T5 grows after the N.C. incentives are now law

The developer of a large data center park in Kings Mountain likes that park’s chances for attracting more customers now that the state has a renewed incentives act.

The new law, the N.C. Competes Act, which was signed into law yesterday, caps sales tax on property, equipment and electric power used in the state’s data centers.

Frank Lyles of T5 Data Centers in Atlanta says the new law will surely bring new growth to the 280-acre T5@Kings Mountain Data Center Park.

“We have been actively working to see HB117 passed because we recognize that these tax incentives will promote technological growth in Cleveland County,” says Lyles, chief business officer at T5 Data Centers.

House Bill 117 was the name for the N.C. Competes bill as it traveled through the N.C. General Assembly. To qualify for the state sales tax cap projects must invest $75 million over five years.

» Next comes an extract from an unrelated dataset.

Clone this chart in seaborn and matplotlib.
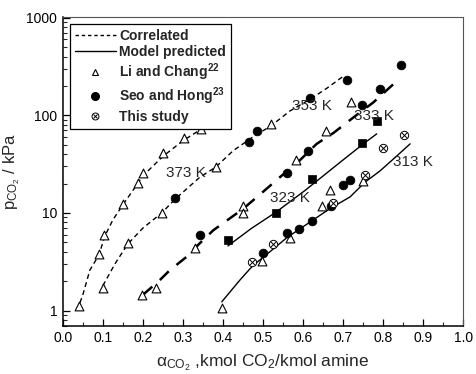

T5 Data Centers has already negotiated some favorable incentives from local government for its data center park in Kings Mountain, Lyles notes. T5@Kings Mountain gets a 30-year rebate of property taxes from Cleveland County and the city of Kings Mountain.

T5 and its Operations

T5@Kings Mountain already has data centers owned by AT&T Inc., Walt Disney Co. and Wipro Ltd.

The data center incentives were included in the law that extended other key corporate incentives. The state’s Job Development Investment Grants program was extended three years until 2019.

JDIG also has a new, higher cap of $20 million a year, $35 million if the state attracts a $500 million project like an auto assembly plant.

N.C. economic development officials have said they need JDIG to be competitive with surrounding states.